Retrocesso
Acordo com chineses ameaça reprimarizar economia argentina
Para especialistas, o tipo de troca estabelecido , de matérias-primas por manufaturas, leva ao risco de "reprimarizar" a economia regional. "A relação argentina com a China deveria ser coordenada com o Brasil, como houve em missões binacionais em 2002 e 2003. Está claro que é preciso se relacionar com a China, isso não é uma opção, pois o mercado europeu caiu e há instabilidade geral. Mas isso deveria ser feito em conjunto, como bloco Mercosul, ou estamos fritos", diz Alejandro Bercovich, professor de macroeconomia na Universidade de Buenos Aires (UBA).
O economista Ariel Slipak, também da UBA, ressalta que há desequilíbrio nas negociações envolvendo chineses desde o momento em que eles se apresentam como emergentes para conseguir vantagens em relação às potências ocidentais. "A China como financiadora exige condições especiais. Reforma a ferrovia que passa por 70% do território argentino, mas os vagões têm de ser comprados lá, até componentes que são feitos no Brasil e na Argentina. De alguma maneira, pode coagir os países a contratar chineses", diz Slipak.
Subordinação
Embora a aproximação com a China incomode o Brasil, a Argentina também perde. "A subordinação dos dois países, em razão dessas assimetrias, desarticula a industrialização regional. Os chineses, em 90%, querem produtos primários, com petróleo cru, minerais ou soja", diz Ariel Slipak, salientando que os vizinhos latino-americanos perdem em investir na produção de tecnologia de média e alta complexidade.
O ministro das Relações Exteriores, Mauro Vieira, chega hoje à Argentina para articular com a cúpula econômica kirchnerista uma difícil reaproximação comercial com o Brasil. Em janeiro, a troca comercial entre os dois países foi a pior em seis anos.
A visita ocorre três dias depois de a presidente Cristina Kirchner voltar da China com 15 acordos, estimados em US$ 21 bilhões, que incluem financiamentos capazes de engordar as reservas argentinas, em troca de privilégios legais e burocráticos que, segundo analistas, afetarão o intercâmbio entre os vizinhos sul-americanos.
Vieira foi durante seis anos embaixador na Argentina, até 2010. Embora o intercâmbio comercial não seja o único tema de sua visita, é o mais urgente. Segundo a consultoria argentina Abeceb, a queda de 25,3% no comércio bilateral no primeiro mês do ano, em relação ao mesmo período do ano passado, levou o volume de negócios mensal a U$S 1,6 bilhão, nível mais baixo desde janeiro de 2009.
Tábua de salvação
"A China é uma tábua de salvação para Argentina, que está numa situação mais difícil do que a do Brasil.
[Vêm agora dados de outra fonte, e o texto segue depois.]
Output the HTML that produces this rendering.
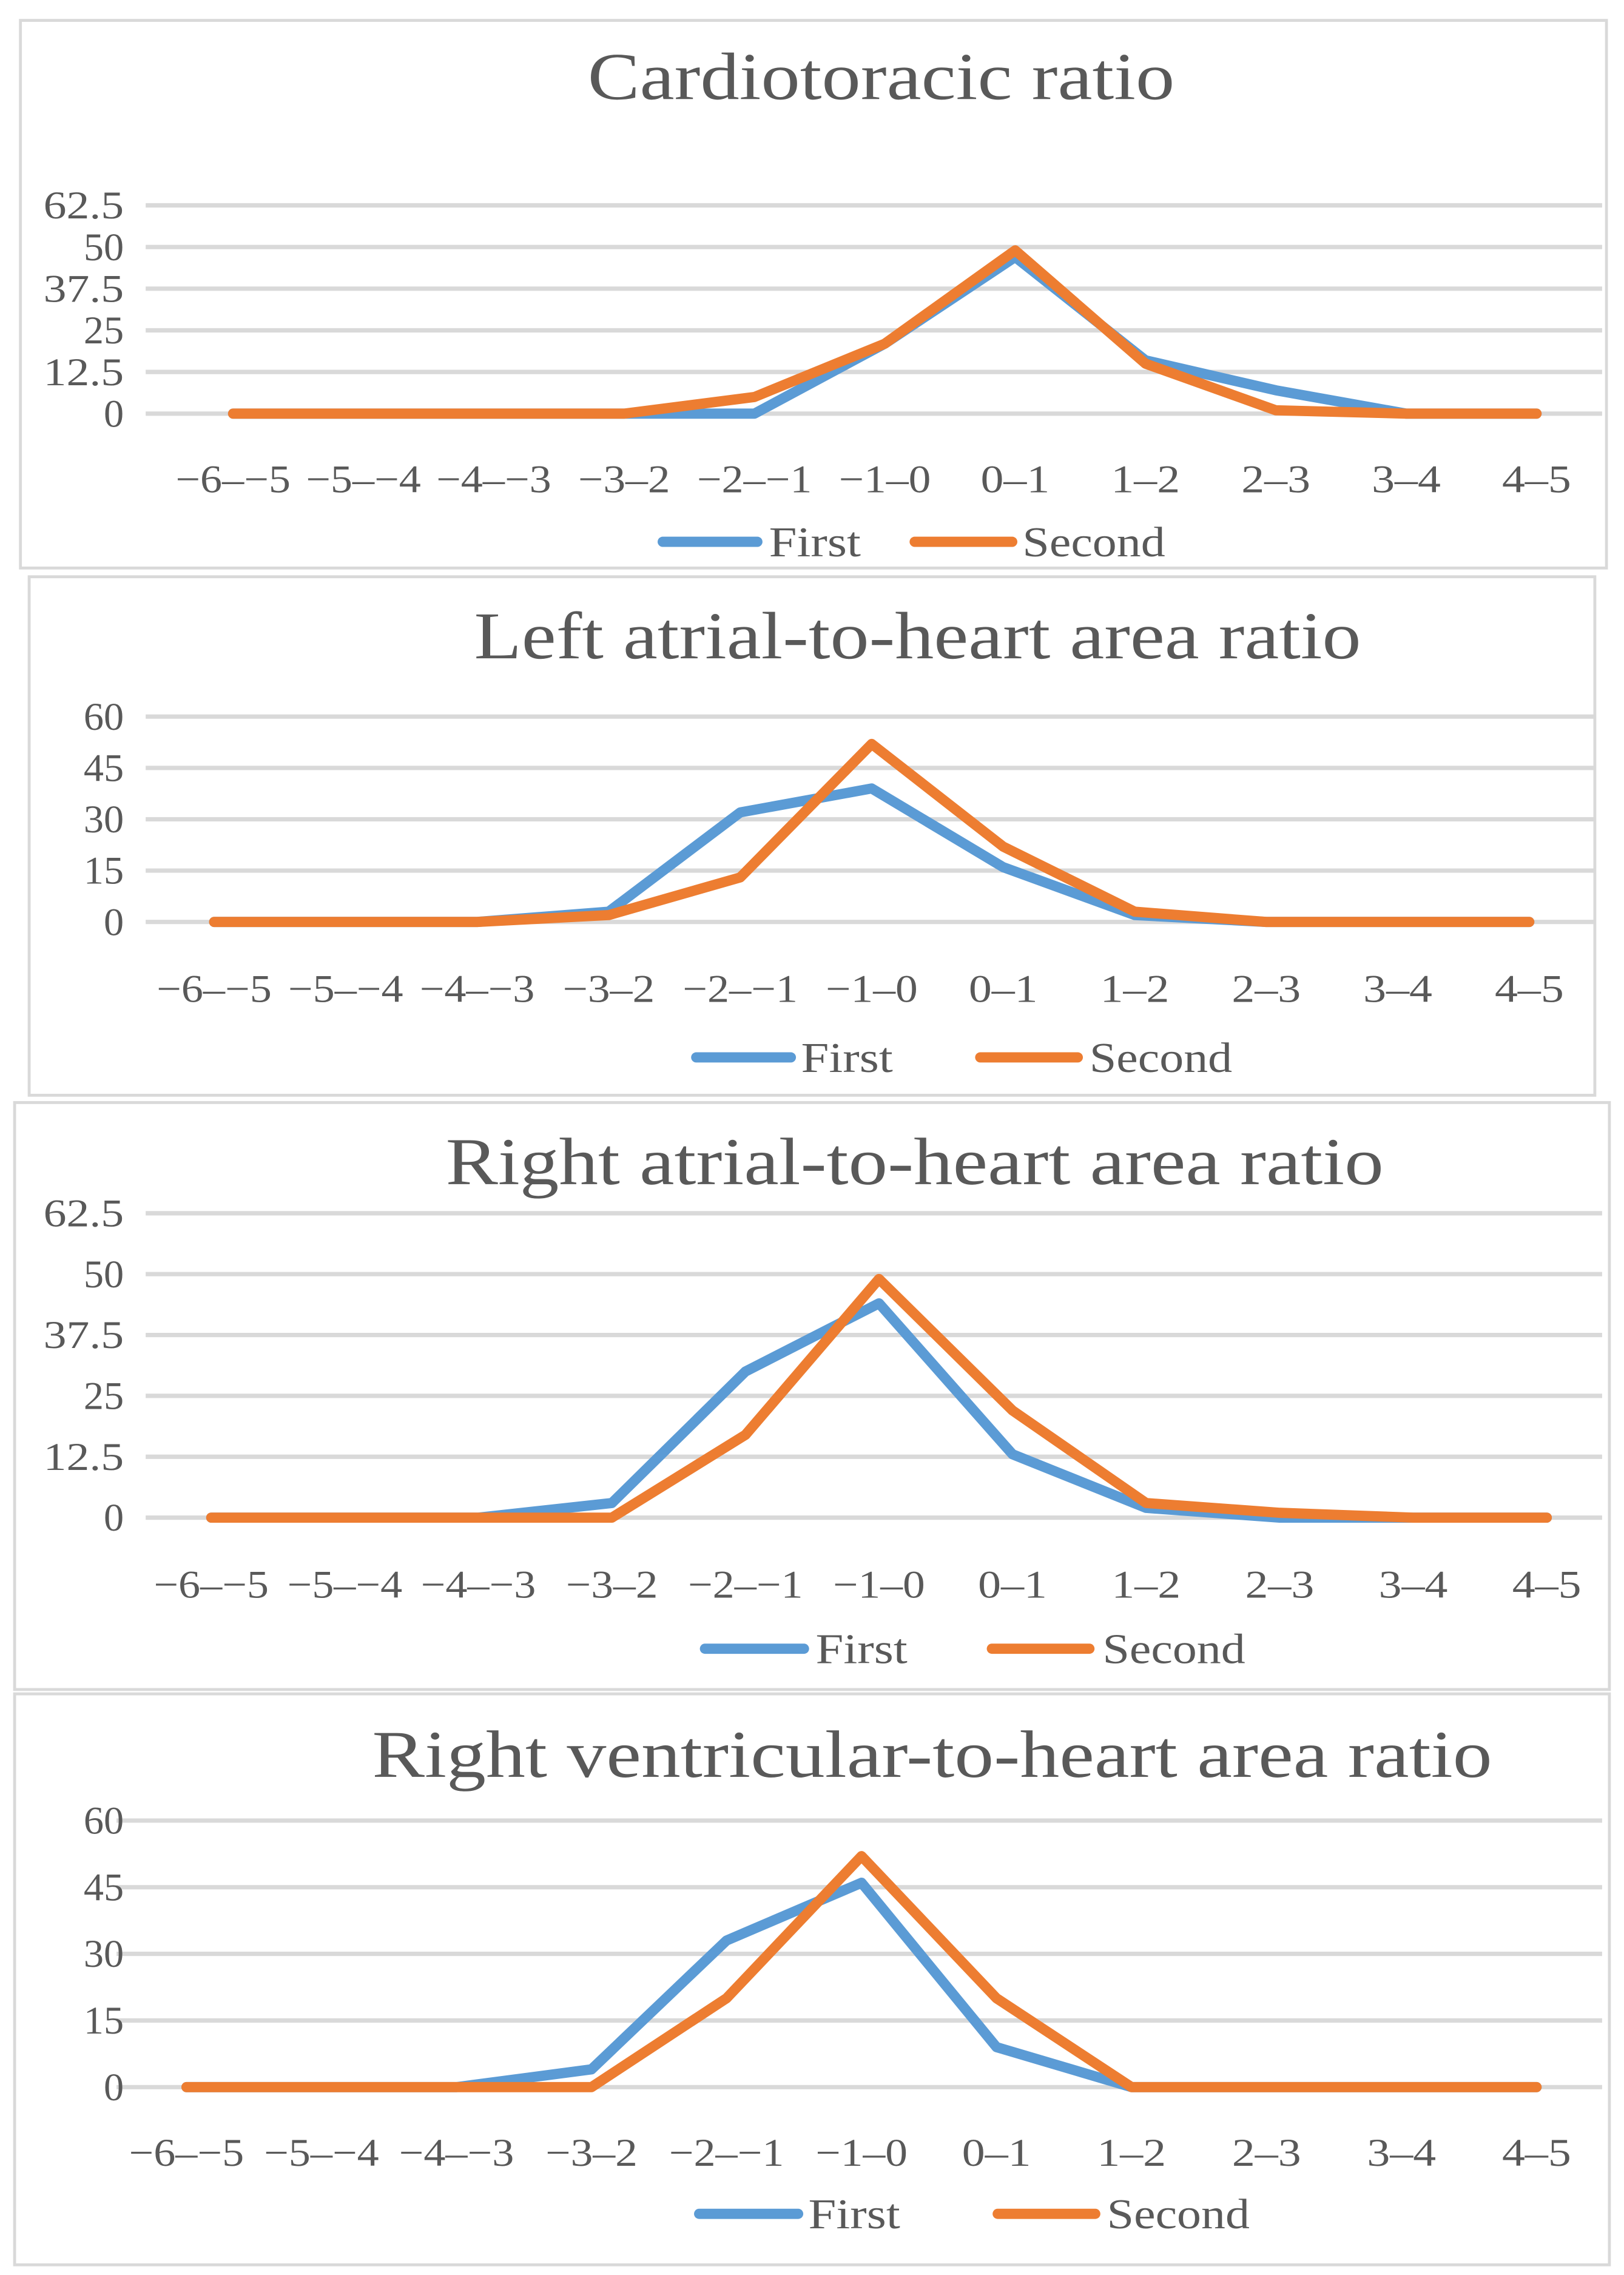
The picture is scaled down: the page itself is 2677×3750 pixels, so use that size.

Temos problema de falta de dólares. Por isso essa decisão de restringir as importações do Brasil e de todo o mundo. A situação é tão grave que fizemos importações de produtores brasileiros que não pagamos", afirma o economista Mauricio Claverí, coordenador de Comércio e Negociações Internacionais da Abeceb.
O Brasil fechou o mês passado com mais de 1,2 mil Declarações de Importação Antecipadas (DJAIs) pendentes de aprovação pelo governo argentino, o que atingiu praticamente todas as exportações brasileiras e explica a baixa histórica.
A medida faz parte de uma estratégia argentina para controlar a saída de dólares, já que o país tem dificuldade em obter divisas (enquanto no câmbio oficial o dólar é vendido a 8,5 pesos, no paralelo chega a 13,5 pesos).
Ao segurar a liberação da moeda para que os importadores paguem os produtos comprados no Brasil, ocorre o atraso no pagamento mencionado por Claverí.
Segundo o economista, o financiamento chinês deu oxigênio ao governo, depois de o país ter tentado financiamento brasileiro.
"Essa aliança política e econômica tem um custo para o Brasil, por uma série de benefícios que vão para os chineses. Nas licitações para infraestrutura, sejam portos ou construções navais, haverá favorecimento dos chineses. Há parte do acordo que prevê até a dispensa de licitação, além da redução da burocracia", acrescenta Mauricio Claverí.